* [EXERCISE DIRECTIONS] Set the lines down again exactly, first line through the line that contains "(7,5) rectangle (538,406);", with no pictures.

* [INPUT MATERIAL]
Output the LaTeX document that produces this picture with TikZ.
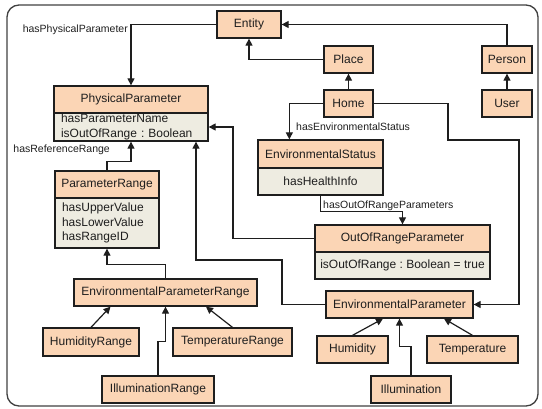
\documentclass[tikz,border=0pt]{standalone}
\usepackage{fontspec}
\setmainfont{Liberation Sans}
\usetikzlibrary{arrows.meta,calc}
\definecolor{peach}{HTML}{FBD5B5}
\definecolor{attrfill}{HTML}{EEECE1}
\definecolor{ink}{HTML}{1E1E1E}
\frenchspacing
\begin{document}
\begin{tikzpicture}[x=1pt,y=-1pt,
  box/.style={draw=ink, line width=1.3pt, fill=peach, minimum height=27pt, inner sep=0pt, font=\fontsize{12}{14}\selectfont, text=ink},
  attrbox/.style={draw=ink, line width=1.3pt, fill=attrfill, inner xsep=7pt, inner ysep=0pt, font=\fontsize{12}{14.3}\selectfont, text=ink},
  arr/.style={draw=ink, line width=1.2pt, -{Triangle[length=7pt,width=7pt]}},
  lbl/.style={inner sep=0pt, font=\fontsize{10.5}{12}\selectfont, text=ink}]
\useasboundingbox (0,0) rectangle (542,409);
\draw[draw=ink!85, line width=1.3pt, rounded corners=12pt] (7,5) rectangle (538,406);

% nodes
\node[box, minimum width=64pt] (Entity) at (249,24.5) {Entity};
\node[box, minimum width=49pt] (Place) at (348.5,59.5) {Place};
\node[box, minimum width=49pt] (Home) at (348.5,103.5) {Home};
\node[box, minimum width=50pt] (Person) at (507,59.5) {Person};
\node[box, minimum width=50pt] (User) at (507,103.5) {User};
\node[box, minimum width=154pt] (PPh) at (131,99.5) {PhysicalParameter};
\node[attrbox, text width=140pt, minimum height=28pt, align=left] (PPa) at (131,127) {hasParameterName\\isOutOfRange : Boolean};
\node[box, minimum width=104pt] (PRh) at (107,184.5) {ParameterRange};
\node[attrbox, text width=90pt, minimum height=50pt, align=left] (PRa) at (107,223) {hasUpperValue\\hasLowerValue\\hasRangeID};
\node[box, minimum width=125pt, minimum height=28pt] (ESh) at (320.5,154) {EnvironmentalStatus};
\node[attrbox, minimum width=125pt, minimum height=27pt] (ESa) at (320.5,181.5) {hasHealthInfo};
\node[box, minimum width=175pt] (ORPh) at (402.5,238.5) {OutOfRangeParameter};
\node[attrbox, inner xsep=0pt, minimum width=175pt, minimum height=27pt] (ORPa) at (402.5,265.5) {isOutOfRange : Boolean = true};
\node[box, minimum width=147pt] (EP) at (399.5,304.5) {EnvironmentalParameter};
\node[box, minimum width=71pt] (Hum) at (352.5,349.5) {Humidity};
\node[box, minimum width=91pt] (Temp) at (472.5,349.5) {Temperature};
\node[box, minimum width=80pt] (Ill) at (411,389.5) {Illumination};
\node[box, minimum width=183pt] (EPR) at (165.5,292.5) {EnvironmentalParameterRange};
\node[box, minimum width=96pt, minimum height=28pt] (HR) at (91,342) {HumidityRange};
\node[box, minimum width=119pt, minimum height=28pt] (TR) at (232.5,342) {TemperatureRange};
\node[box, minimum width=112pt] (IR) at (158,389.5) {IlluminationRange};

% connectors
\draw[arr] (Entity.west) -| (PPh.north);
\draw[arr] (Place.west) -| (Entity.south);
\draw[arr] (Person.north) |- (Entity.east);
\draw[arr] (User.north) -- (Person.south);
\draw[arr] (Home.north) -- (Place.south);
\draw[arr] (Home.west) -| ([xshift=32pt]ESh.north west);
\draw[arr] (Home.east) -| (448,140) -| (519,304.5) -- (EP.east);
\draw[arr] (ESa.south) -- (320.5,211.5) -| (ORPh.north);
\draw[arr] (ORPh.west) -- (233,238.5) |- (PPa.east);
\draw[arr] (EP.west) -| (282,260) -| ([xshift=65pt]PPa.south);
\draw[arr] (PRh.north) -- ++(0,-9) -| (PPa.south);
\draw[arr] (EPR.north) -- ++(0,-14) -| (PRa.south);
\draw[arr] (HR.north) -- ([xshift=-55pt]EPR.south);
\draw[arr] (TR.north) -- ([xshift=40.5pt]EPR.south);
\draw[arr] (IR.north) -- ++(0,-34) -| (EPR.south);
\draw[arr] (Hum.north) -- ([xshift=-16.5pt]EP.south);
\draw[arr] (Temp.north) -- ([xshift=44.5pt]EP.south);
\draw[arr] (Ill.north) -- ++(0,-29) -| (EP.south);

% labels
\node[lbl, anchor=east] (l1) at (128,29.5) {hasPhysicalParameter};
\node[lbl, anchor=west] (l2) at (296,127) {hasEnvironmentalStatus};
\node[lbl, anchor=east] (l3) at (110,150) {hasReferenceRange};
\node[lbl, anchor=west] (l4) at (323,205.5) {hasOutOfRangeParameters};
\end{tikzpicture}
\end{document}
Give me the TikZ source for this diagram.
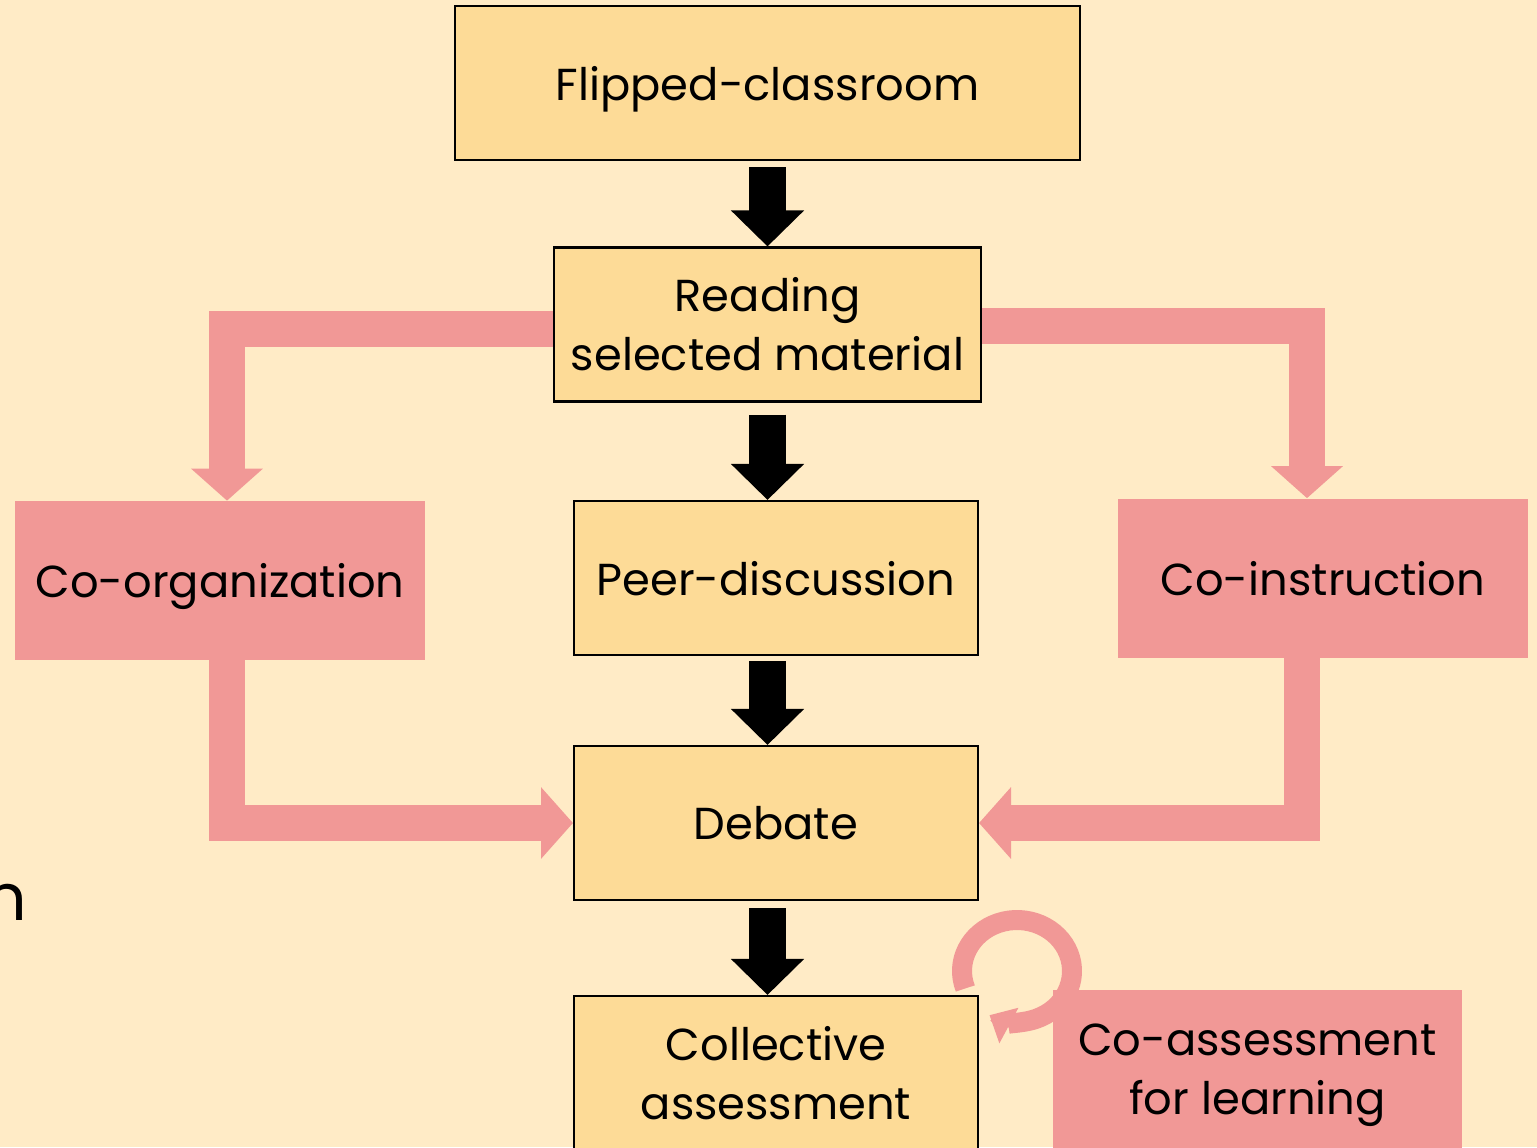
\documentclass[tikz,border=0pt]{standalone}
\usepackage{fontspec}
\setmainfont{Poppins}
\usetikzlibrary{arrows.meta}

\definecolor{cream}{HTML}{FFEBC6}
\definecolor{sand}{HTML}{FDDB97}
\definecolor{rose}{HTML}{F19896}

\begin{document}
\begin{tikzpicture}[x=0.02cm,y=-0.02cm,
  flowbox/.style={draw=black,line width=1.2pt,fill=sand,minimum width=#1,
    minimum height=3.08cm,inner sep=0pt,align=center,
    font=\fontsize{25.5}{33.5}\selectfont},
  rolebox/.style={fill=rose,minimum width=8.2cm,minimum height=3.18cm,
    inner sep=0pt,align=center,font=\fontsize{25.5}{33.5}\selectfont},
  oneline/.style={text depth=0pt},
  blkarrow/.style={line width=0.74cm,-{Triangle[width=1.42cm,length=0.72cm]}},
  rosearrow/.style={draw=rose,line width=0.72cm,line join=miter,
    -{Triangle[width=1.4cm,length=0.64cm]}}]

%% page and background
\useasboundingbox (0,0) rectangle (1537,1147);
\fill[cream] (0,0) rectangle (1537,1147);

%% left-over letter at the edge
\node[anchor=base east,inner sep=0pt,font=\fontsize{37}{37}\selectfont] (cut) at (27,920) {n};

%% main steps
\node[flowbox=12.5cm,oneline] (flip)   at (767.5,83)    {Flipped-classroom};
\node[flowbox=8.54cm]         (read)   at (767.5,324.5) {Reading\\selected material};
\node[flowbox=8.08cm,oneline] (peer)   at (776,578)     {Peer-discussion};
\node[flowbox=8.08cm,oneline] (debate) at (776,823)     {Debate};
\node[flowbox=8.08cm]         (coll)   at (776,1073)    {Collective\\assessment};

%% shared roles
\node[rolebox,oneline] (coorg)    at (220,580.5)   {Co-organization};
\node[rolebox,oneline] (coinst)   at (1323,578)    {Co-instruction};
\node[rolebox,minimum height=3.4cm] (coassess) at (1257.5,1075) {Co-assessment\\for learning};

%% black arrows
\draw[blkarrow,shorten <=0.12cm] (flip.south) -- (read.north);
\draw[blkarrow,shorten <=0.24cm] (read.south) -- (read.south |- peer.north);
\draw[blkarrow,shorten <=0.1cm] (read.south |- peer.south) -- (read.south |- debate.north);
\draw[blkarrow,shorten <=0.14cm] (read.south |- debate.south) -- (read.south |- coll.north);

%% rose arrows
\draw[rosearrow] ([yshift=-0.08cm]read.west) -| ([xshift=0.14cm]coorg.north);
\draw[rosearrow] ([yshift=-0.03cm]read.east) -| ([xshift=-0.32cm]coinst.north);
\draw[rosearrow] ([xshift=0.14cm]coorg.south) |- (debate.west);
\draw[rosearrow] ([xshift=-0.42cm]coinst.south) |- (debate.east);

%% loop beside co-assessment
\draw[draw=rose,line width=0.4cm,-{Triangle[width=0.78cm,length=0.44cm]}]
  (1017,971) ++(-200:55 and 51) arc[start angle=-200,end angle=120,x radius=55,y radius=51];

\end{tikzpicture}
\end{document}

* [EXERCISE RESULT]
Output the LaTeX document that produces this picture with TikZ.
\documentclass[tikz,border=0pt]{standalone}
\usepackage{fontspec}
\setmainfont{Liberation Sans}
\usetikzlibrary{arrows.meta,calc}
\definecolor{peach}{HTML}{FBD5B5}
\definecolor{attrfill}{HTML}{EEECE1}
\definecolor{ink}{HTML}{1E1E1E}
\frenchspacing
\begin{document}
\begin{tikzpicture}[x=1pt,y=-1pt,
  box/.style={draw=ink, line width=1.3pt, fill=peach, minimum height=27pt, inner sep=0pt, font=\fontsize{12}{14}\selectfont, text=ink},
  attrbox/.style={draw=ink, line width=1.3pt, fill=attrfill, inner xsep=7pt, inner ysep=0pt, font=\fontsize{12}{14.3}\selectfont, text=ink},
  arr/.style={draw=ink, line width=1.2pt, -{Triangle[length=7pt,width=7pt]}},
  lbl/.style={inner sep=0pt, font=\fontsize{10.5}{12}\selectfont, text=ink}]
\useasboundingbox (0,0) rectangle (542,409);
\draw[draw=ink!85, line width=1.3pt, rounded corners=12pt] (7,5) rectangle (538,406);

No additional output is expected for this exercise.